Be ye not unequally yoked together with unbelievers: for what fellowship hath righteousness with unrighteousness? and what communion hath light with darkness?
And what concord hath Christ with Belial? or what part hath he that believeth with an infidel? II Corinthians 6:14-15
On Thursday, May 5, 1983, former U.S. Black Panther activist Eldridge Cleaver was in Edmonton, speaking in Tory Lecture Theatre L-11 on the University of Alberta campus.
Mr. Cleaver expressed his opposition to much of the "peace" talk and activities of the day, and talked about how he had come to oppose Communism as a result of actually living under Communism in places such as Cuba. Mr. Cleaver was followed by Cleon Skousen, former FBI agent and Salt Lake City police chief and author of
The Naked Communist (1958) (see my
previous post on
Mr. Skousen).
I had read a newspaper item sometime earlier stating that Mr. Cleaver, a former leader of the Black Panther movement in the United States and a professing Christian by the late 1970s, was flirting with Mormonism (strange, given the Church of Jesus Christ of Latter-day Saints' historic attitude toward blacks); indeed, seven months after his Edmonton appearance, Mr. Cleaver was
baptized as a Mormon, and was apparently still a member at the time of his death at the age of 62 on May 1, 1998. Mr. Cleaver's conversion to Mormonism didn't have any apparent influence on his behaviour, since he developed a cocaine addiction and had numerous brushes with the law. As I recall his speech at the U of A, his message consisted mainly of how he became disillusioned with Communism after spending time in societies dominated by it. There was nothing in his address that mainstream conservatives would have disagreed with.

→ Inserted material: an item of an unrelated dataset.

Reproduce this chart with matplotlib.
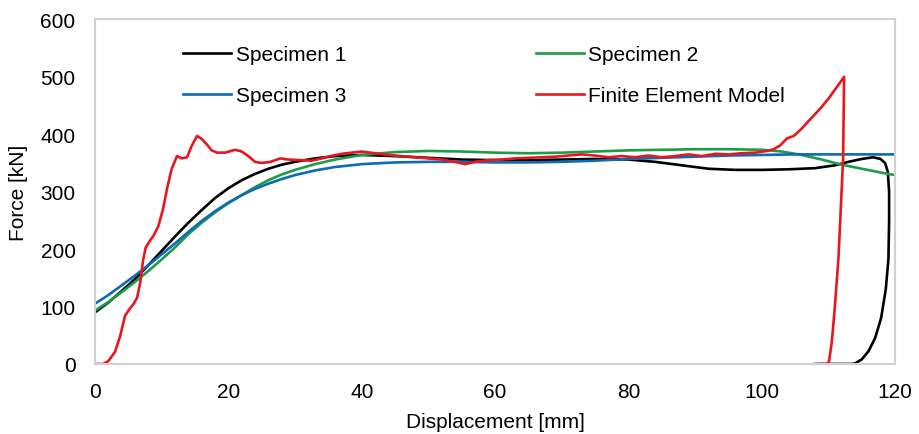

I don't remember much of Mr. Skousen's talk, but if I recall correctly it seemed to focus mainly on things that would have been of interest to Americans, and seemed somewhat inapplicable to Canada. I think they were selling some sort of manual with editorial adjustments suitable for Canada, but I didn't buy anything from them, and my memory is hazy on that.
The lectures were sponsored by The Freemen Institute (now known as the
National Center for Constitutional Studies), an organization dedicated to upholding the principles of the United States Constitution. Why such an organization would be active in Canada I don’t know. I started to suspect that the Freemen Institute was a Mormon front, and that suspicion was heightened by a look at the audience, which consisted mostly of young people who had a "Mormon look" about them--better-groomed and better-dressed than average, looking as though they had stepped out of a television show from the 1950s.
Mr. Skousen and the Freemen Institute were popular with some Christians and political conservatives at the time, and some Christians were appearing at conferences sponsored by FI (as well as with the Unification Church ("Moonie") front organization
CAUSA International, perhaps unwittingly (the Freemen Institute, like a typical front, didn't come right out and say that it was a Mormon front organization). This sort of fellowship with unbelievers on the basis of similarity of political views is in disobedience to scripture, and should be avoided by Christians, regardless of how worthwhile the cause appears to be. Such forbidden fellowship may have affected the results of a few elections in the last few decades, but it hasn't resulted in a more godly society.